_Problem description:_ Compile every line that includes the word "Generate".

_Data for this exercise:_
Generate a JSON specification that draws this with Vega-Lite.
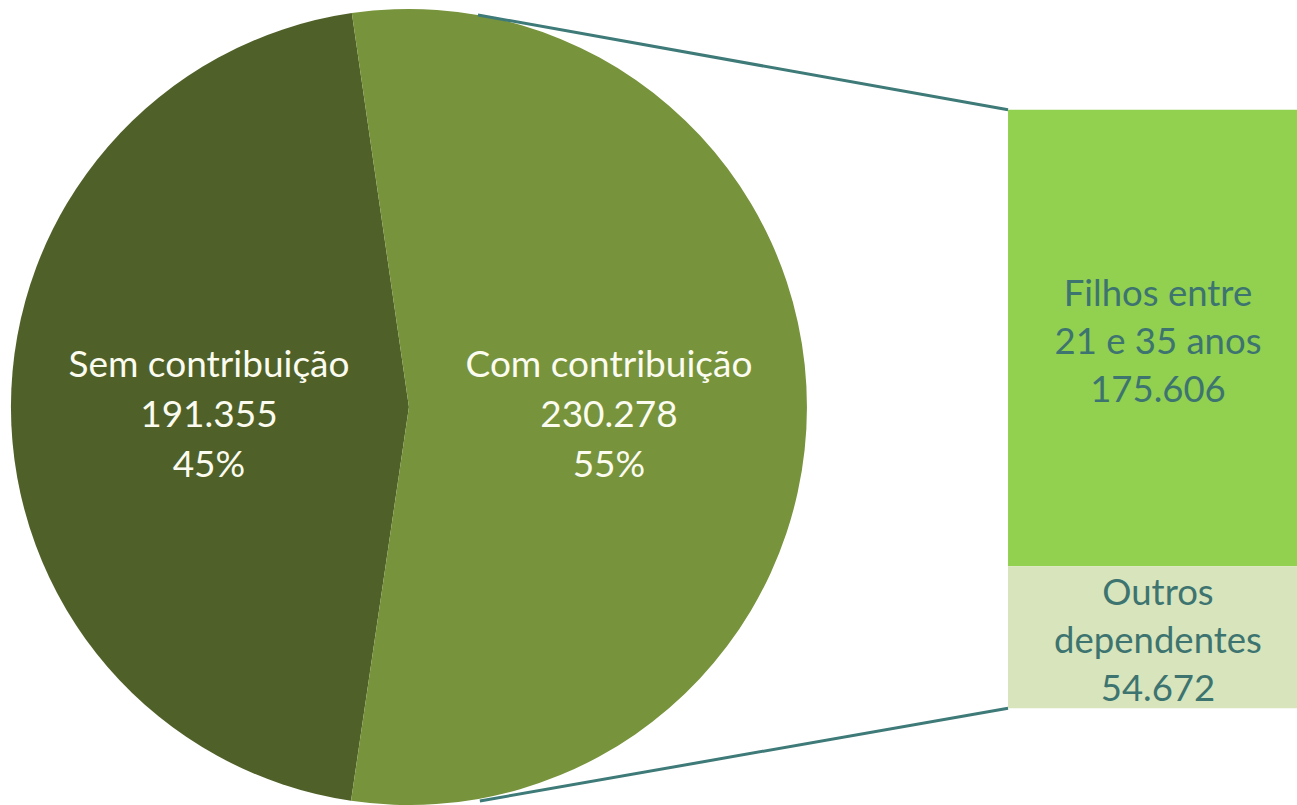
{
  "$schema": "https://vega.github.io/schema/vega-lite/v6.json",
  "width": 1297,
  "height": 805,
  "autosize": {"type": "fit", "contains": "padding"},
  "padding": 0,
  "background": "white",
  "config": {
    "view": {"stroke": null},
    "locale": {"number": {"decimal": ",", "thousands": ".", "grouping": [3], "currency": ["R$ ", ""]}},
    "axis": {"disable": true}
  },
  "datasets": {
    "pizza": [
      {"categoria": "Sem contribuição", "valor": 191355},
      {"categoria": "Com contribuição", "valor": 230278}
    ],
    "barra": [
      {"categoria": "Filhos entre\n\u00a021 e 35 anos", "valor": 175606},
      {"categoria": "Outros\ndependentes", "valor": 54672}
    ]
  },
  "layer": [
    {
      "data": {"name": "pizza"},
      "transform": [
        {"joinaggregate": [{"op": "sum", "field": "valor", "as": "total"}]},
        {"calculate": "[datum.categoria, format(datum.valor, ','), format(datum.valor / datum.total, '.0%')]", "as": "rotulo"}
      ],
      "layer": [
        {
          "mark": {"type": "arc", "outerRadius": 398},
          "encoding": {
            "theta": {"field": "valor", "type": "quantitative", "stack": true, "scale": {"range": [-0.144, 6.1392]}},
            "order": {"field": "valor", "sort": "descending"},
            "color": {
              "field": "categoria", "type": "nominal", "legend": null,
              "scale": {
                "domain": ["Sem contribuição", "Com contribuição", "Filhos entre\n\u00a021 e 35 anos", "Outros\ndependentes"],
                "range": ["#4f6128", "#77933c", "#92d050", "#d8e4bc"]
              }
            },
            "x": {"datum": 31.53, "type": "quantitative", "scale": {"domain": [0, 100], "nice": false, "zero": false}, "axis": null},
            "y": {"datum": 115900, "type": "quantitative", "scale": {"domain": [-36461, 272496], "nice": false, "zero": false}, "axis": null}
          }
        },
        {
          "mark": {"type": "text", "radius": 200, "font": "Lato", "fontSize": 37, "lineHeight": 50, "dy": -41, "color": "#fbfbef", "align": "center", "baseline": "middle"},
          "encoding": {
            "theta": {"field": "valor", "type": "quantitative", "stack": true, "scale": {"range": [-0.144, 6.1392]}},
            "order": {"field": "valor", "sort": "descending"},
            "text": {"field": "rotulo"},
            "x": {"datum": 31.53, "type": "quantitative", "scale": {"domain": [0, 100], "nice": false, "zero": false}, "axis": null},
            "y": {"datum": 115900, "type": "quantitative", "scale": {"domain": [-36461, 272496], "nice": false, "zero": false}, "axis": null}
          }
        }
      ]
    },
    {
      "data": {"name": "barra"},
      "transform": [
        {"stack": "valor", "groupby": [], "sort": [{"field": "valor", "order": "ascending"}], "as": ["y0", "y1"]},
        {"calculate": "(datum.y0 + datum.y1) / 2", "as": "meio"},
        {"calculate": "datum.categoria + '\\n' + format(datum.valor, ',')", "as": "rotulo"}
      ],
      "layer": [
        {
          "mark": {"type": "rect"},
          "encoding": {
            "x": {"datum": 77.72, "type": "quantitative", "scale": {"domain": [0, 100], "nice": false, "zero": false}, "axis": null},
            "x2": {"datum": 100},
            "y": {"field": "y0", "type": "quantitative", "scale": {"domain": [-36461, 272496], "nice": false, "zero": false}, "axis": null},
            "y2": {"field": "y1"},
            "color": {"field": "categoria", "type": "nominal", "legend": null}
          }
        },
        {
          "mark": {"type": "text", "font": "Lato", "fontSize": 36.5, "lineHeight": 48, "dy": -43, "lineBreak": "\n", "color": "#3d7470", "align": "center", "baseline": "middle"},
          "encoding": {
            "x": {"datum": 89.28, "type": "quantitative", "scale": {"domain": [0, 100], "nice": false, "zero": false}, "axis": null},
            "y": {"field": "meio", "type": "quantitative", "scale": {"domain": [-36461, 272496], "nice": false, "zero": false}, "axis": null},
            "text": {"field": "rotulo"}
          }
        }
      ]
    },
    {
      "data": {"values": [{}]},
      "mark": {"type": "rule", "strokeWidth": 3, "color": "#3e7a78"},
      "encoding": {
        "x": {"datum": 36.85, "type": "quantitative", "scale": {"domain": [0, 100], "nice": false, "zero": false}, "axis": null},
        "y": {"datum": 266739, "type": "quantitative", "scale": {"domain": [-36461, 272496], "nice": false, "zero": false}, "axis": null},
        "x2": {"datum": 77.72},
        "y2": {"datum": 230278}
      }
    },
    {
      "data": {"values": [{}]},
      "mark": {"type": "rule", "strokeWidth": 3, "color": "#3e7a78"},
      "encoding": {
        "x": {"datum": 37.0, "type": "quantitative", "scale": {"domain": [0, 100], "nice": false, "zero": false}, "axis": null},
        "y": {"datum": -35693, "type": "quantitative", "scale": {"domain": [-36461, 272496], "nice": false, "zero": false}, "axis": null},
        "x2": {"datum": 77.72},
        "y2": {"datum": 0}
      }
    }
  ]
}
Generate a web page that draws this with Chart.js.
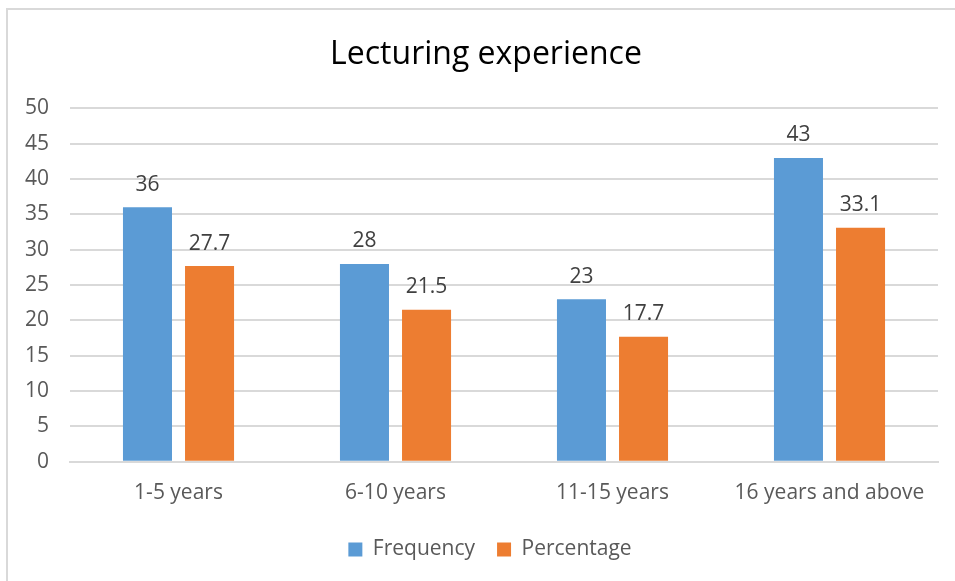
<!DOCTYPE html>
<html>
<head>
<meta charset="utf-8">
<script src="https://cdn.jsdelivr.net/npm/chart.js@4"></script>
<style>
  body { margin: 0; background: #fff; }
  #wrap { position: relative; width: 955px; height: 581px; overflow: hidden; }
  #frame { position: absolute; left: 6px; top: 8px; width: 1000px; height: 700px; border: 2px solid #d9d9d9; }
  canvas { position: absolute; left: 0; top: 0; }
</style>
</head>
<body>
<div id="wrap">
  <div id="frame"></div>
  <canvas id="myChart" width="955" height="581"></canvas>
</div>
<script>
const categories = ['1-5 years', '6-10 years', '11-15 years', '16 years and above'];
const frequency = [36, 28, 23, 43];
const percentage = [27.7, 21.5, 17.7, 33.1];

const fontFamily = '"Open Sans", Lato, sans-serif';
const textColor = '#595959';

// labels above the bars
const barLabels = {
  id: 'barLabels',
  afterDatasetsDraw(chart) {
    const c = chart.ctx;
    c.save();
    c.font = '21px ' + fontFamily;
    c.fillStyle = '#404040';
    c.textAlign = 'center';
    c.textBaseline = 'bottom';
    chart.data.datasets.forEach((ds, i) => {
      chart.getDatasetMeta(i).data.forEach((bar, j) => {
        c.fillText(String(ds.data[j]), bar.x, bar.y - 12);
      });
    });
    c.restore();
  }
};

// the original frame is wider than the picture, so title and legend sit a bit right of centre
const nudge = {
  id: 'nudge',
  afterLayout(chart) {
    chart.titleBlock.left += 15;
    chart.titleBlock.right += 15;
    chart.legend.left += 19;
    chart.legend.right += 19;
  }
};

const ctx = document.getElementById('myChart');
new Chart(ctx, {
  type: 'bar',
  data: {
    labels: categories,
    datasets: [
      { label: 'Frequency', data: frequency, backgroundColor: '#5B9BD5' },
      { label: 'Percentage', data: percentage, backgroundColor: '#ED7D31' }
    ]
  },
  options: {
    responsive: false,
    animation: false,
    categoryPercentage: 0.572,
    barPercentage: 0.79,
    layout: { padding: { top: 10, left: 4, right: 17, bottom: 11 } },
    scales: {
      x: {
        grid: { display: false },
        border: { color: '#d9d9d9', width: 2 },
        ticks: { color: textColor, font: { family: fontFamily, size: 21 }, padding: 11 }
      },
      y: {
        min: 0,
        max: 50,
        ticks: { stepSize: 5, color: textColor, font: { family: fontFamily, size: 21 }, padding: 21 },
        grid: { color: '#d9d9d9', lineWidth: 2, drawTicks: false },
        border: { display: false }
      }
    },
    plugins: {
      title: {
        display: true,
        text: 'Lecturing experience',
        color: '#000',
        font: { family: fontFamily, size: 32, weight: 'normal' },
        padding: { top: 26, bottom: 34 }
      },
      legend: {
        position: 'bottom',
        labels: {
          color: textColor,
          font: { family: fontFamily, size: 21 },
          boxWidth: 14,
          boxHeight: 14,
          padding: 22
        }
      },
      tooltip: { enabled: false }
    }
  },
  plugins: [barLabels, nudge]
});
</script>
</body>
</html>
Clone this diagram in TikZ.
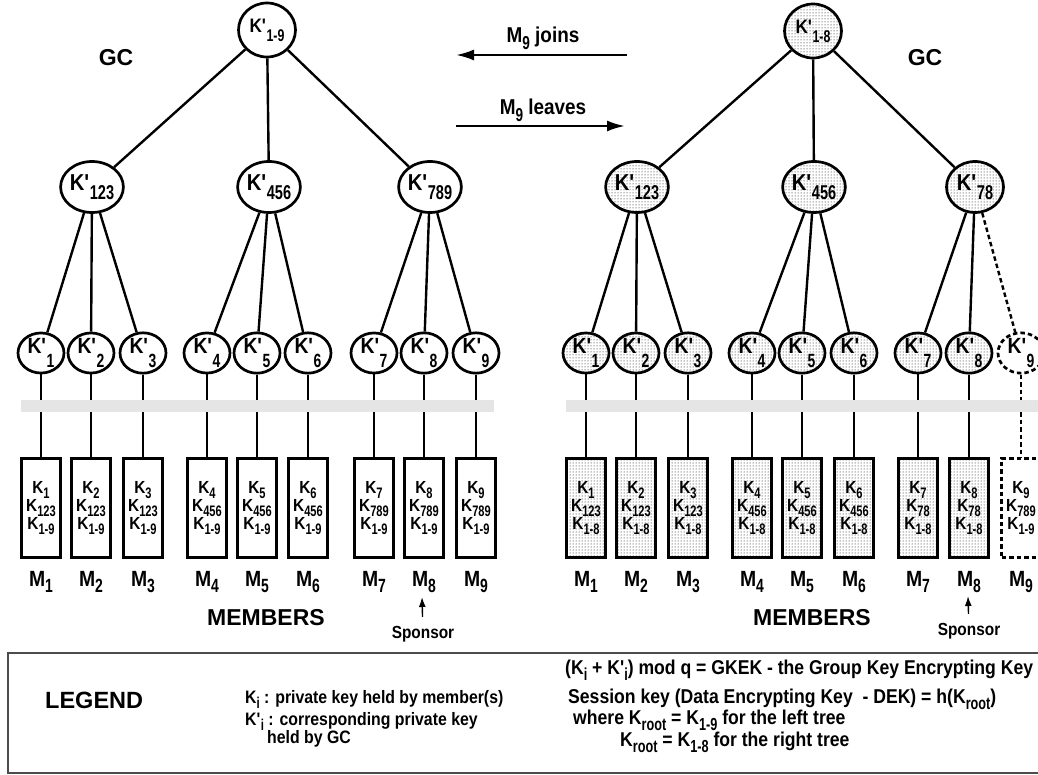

_Complete output:_
Generate a JSON specification that draws this with Vega-Lite.
Generate a web page that draws this with Chart.js.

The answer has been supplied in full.